I’m not writing this to knock schools, teachers, parents, or coaches. I’m writing this because I believe Idaho can do better for kids, and because too many student-athletes are being told, directly or indirectly, that doing just enough to stay eligible is enough.
It isn’t.
A D might keep a kid in uniform, but it does not prepare that kid for college, trades, military service, work, or life. Passing is not preparation. Eligibility is the floor, not the finish line. Idaho’s current IHSAA rule sets that floor, and schools are allowed to adopt stricter academic eligibility policies if they choose. That matters because I’m not arguing against the rules. I’m arguing against adults treating the minimum like the goal.
If sports are really supposed to build discipline, pride, sacrifice, accountability, and leadership, then coaches cannot be extensions of low expectations. We’re supposed to be extensions of the school and extensions of what young people can become. If colleges, employers, trade programs, and the military are going to ask more from our kids when they leave us, then why would we not prepare them for that while they are still with us? That’s what’s happening between the walls of a school. Why can’t we do it between our lines?
This is personal for me. I come from a family rooted in education, service, faith, athletics, and standards. My mother, Ora Thomas, gave 35 years to education. She taught, coached, led, and changed lives. That shaped how I see coaching. To me, coaching is not just about winning games. It is about helping build a young person’s future.
I also understand every student is different. Every player has a different learning curve, a different background, and a different starting point. But that does not mean we push the minimum. It means we double down. It means we keep working until we figure that student out, and then we figure out the larger problem around them. Different students may need different pacing, plans, and interventions, including IEP-based support, but that should push adults to work harder, not expect less. Standards should stay high, and support should rise with them.

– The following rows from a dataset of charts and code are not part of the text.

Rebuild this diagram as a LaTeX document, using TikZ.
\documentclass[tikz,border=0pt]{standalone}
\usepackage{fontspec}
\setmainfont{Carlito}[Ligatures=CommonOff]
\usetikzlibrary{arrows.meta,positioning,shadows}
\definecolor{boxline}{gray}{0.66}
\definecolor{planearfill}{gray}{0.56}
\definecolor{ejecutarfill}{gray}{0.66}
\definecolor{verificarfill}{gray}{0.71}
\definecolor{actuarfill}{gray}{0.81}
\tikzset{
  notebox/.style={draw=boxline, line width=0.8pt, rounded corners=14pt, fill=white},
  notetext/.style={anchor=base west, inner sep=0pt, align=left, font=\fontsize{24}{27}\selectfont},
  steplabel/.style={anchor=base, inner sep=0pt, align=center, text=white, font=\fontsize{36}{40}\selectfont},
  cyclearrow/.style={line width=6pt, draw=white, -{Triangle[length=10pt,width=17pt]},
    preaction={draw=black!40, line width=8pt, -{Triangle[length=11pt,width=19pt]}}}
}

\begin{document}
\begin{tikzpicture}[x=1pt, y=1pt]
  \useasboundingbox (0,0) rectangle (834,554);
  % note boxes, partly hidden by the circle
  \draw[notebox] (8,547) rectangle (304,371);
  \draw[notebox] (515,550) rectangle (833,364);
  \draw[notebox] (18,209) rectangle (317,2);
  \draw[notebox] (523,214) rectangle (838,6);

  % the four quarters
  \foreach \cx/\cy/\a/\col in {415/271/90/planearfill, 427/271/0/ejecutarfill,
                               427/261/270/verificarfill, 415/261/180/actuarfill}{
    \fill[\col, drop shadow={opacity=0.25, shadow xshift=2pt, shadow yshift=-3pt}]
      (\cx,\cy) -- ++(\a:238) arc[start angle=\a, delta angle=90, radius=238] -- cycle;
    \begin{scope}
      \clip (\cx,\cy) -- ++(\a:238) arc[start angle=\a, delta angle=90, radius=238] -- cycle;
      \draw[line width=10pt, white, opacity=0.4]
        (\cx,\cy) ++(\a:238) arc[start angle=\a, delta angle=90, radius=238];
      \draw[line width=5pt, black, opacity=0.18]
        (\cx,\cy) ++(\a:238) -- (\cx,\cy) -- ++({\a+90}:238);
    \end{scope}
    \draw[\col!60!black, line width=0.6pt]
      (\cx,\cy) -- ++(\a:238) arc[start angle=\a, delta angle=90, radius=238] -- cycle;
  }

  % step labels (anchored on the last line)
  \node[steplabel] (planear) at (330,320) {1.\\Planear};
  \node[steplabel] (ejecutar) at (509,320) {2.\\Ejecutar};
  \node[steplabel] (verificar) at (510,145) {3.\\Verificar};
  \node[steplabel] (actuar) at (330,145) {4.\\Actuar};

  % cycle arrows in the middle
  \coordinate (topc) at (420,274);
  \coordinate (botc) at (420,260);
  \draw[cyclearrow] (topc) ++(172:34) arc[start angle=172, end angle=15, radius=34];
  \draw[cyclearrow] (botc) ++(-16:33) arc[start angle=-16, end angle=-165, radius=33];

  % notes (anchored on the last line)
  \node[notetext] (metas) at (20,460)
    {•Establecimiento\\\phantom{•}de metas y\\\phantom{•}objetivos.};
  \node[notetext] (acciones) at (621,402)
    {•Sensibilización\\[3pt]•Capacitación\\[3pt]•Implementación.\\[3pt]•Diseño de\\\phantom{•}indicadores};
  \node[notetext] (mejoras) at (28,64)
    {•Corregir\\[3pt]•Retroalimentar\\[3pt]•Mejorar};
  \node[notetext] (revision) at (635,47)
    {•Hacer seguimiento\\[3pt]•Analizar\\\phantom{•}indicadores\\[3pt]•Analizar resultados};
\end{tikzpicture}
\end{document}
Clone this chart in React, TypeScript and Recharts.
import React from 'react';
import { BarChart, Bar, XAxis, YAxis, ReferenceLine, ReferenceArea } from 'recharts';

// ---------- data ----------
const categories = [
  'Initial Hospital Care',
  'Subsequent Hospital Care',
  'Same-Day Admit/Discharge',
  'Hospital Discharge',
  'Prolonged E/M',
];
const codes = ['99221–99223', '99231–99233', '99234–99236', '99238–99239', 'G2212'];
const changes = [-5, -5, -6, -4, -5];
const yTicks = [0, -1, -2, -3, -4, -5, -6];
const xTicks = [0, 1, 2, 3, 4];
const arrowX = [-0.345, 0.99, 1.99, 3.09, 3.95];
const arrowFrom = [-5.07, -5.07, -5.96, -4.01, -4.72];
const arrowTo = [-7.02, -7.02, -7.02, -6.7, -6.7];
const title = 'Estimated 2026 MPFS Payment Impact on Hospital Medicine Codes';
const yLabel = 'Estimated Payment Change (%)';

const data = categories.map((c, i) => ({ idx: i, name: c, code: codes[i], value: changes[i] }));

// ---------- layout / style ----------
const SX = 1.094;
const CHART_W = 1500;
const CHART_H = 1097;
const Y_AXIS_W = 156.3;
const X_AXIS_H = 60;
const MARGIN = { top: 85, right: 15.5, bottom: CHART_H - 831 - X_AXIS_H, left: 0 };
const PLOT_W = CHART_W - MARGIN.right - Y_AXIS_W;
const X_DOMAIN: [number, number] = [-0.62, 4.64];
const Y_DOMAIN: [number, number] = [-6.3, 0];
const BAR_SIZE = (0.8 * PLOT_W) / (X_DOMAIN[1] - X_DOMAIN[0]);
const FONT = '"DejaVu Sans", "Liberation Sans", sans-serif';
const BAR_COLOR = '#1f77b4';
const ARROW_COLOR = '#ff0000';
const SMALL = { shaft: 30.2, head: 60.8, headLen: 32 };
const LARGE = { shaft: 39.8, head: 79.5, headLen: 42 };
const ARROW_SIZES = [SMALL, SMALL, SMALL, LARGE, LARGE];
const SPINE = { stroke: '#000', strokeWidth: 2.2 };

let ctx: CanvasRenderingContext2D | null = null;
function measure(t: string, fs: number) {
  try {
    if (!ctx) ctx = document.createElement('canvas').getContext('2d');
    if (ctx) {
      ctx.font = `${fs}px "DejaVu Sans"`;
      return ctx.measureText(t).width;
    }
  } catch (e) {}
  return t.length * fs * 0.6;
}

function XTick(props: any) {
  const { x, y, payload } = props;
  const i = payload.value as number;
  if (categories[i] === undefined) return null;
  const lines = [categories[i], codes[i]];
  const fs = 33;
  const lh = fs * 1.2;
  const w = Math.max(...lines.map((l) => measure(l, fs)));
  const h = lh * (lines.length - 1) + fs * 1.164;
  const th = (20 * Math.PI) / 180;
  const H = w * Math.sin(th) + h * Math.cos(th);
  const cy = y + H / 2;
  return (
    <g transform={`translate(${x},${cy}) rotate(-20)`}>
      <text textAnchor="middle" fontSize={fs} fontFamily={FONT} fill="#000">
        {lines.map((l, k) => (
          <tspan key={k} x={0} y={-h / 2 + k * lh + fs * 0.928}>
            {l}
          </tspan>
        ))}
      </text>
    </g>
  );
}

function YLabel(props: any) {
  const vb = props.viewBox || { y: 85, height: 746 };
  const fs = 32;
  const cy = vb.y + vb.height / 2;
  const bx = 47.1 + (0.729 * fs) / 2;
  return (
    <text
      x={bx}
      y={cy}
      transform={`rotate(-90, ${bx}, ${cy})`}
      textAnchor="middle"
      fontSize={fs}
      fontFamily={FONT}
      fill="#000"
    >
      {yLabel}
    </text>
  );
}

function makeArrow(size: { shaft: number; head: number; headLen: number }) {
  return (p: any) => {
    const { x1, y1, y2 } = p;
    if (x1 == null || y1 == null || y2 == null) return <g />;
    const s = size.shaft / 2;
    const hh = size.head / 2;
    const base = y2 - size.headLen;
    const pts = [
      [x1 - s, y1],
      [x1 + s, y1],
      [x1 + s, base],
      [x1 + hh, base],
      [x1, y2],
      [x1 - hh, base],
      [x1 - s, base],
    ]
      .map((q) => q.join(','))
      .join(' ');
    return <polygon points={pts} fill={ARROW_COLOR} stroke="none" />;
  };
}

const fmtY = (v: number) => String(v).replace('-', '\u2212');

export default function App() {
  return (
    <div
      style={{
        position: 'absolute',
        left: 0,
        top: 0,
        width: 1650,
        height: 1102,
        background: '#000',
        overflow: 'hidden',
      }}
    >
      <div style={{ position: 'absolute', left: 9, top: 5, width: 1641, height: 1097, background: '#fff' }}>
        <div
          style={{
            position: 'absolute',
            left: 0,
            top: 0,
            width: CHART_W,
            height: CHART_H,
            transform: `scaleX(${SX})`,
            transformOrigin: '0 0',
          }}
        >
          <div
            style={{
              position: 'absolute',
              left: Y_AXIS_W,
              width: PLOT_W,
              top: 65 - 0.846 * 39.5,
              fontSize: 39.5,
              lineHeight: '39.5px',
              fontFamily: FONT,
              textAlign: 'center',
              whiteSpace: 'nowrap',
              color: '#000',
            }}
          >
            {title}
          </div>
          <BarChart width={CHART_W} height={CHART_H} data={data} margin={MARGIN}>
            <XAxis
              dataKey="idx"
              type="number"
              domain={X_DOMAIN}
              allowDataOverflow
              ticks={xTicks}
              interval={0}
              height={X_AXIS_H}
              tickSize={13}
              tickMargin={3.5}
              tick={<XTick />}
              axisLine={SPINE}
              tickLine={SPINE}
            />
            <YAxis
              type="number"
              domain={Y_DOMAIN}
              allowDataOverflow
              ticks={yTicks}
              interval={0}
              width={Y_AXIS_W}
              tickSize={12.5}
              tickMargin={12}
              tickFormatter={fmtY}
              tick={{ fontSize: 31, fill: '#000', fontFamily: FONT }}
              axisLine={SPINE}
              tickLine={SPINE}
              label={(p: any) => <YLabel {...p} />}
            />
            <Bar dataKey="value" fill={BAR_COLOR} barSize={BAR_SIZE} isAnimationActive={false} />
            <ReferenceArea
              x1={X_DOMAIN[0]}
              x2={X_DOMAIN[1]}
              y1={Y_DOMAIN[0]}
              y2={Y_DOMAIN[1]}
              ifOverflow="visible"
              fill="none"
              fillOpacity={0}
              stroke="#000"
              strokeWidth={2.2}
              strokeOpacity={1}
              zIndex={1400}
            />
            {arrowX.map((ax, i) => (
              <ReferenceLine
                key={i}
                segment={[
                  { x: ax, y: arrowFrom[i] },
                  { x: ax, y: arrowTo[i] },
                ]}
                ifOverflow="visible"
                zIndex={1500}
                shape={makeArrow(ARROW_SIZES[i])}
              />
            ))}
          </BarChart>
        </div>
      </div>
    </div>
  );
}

That is why I believe coaches should be empowered to require mandatory study halls, weekly or biweekly grade checks, mandatory tutoring when needed, mental-health and wellness check-ins, real coach-teacher communication, and actual coach-player conversations instead of waiting on a report card or eligibility list to tell us what shape a kid is in. That is not overreach. That is coaching. And if we are serious about this, coaches need the backing of parents, teachers, and administrators to actually do it, not just talk about it.
The college side already tells us this matters. Idaho State’s assured admission starts at a 2.5 GPA. Boise State’s automatic admission for Idaho residents starts at 2.80, with 2.80 to 2.99 still highly considered. Idaho’s Opportunity Scholarship requires a 2.7 GPA. High school should not be the place where we lower expectations right before life gets harder.
Idaho already has room to raise the bar locally. Some schools are showing pieces of what that can look like. West Bonner County requires an academic improvement plan for student-athletes below a 2.5 GPA and gives coaches bi-weekly grade lists. Highland says athletes are expected to maintain C-or-better grades with regular checks. Those examples matter because they prove this conversation is not unrealistic.
So my belief is simple: a 2.5 GPA should be the starting point for student-athletes at the program level. A 2.5 is not perfect. It is a real C-level standard that says a student is doing more than surviving. If they can understand it, they can improve it. If they need help, ask. Trying and struggling is still better than settling for the bare minimum.
I’m not here to tear anybody down. I’m here to build something better.
Eligible isn’t enough.
If we really care about Idaho’s kids, we should stop pretending it is.
Alex Moore is a coach, father, and founder of Knox•Moor Institute / Diamond Cutz Academy. He writes from personal experience in athletics and youth development and is focused on helping student-athletes build stronger habits in the classroom, in competition, and in life.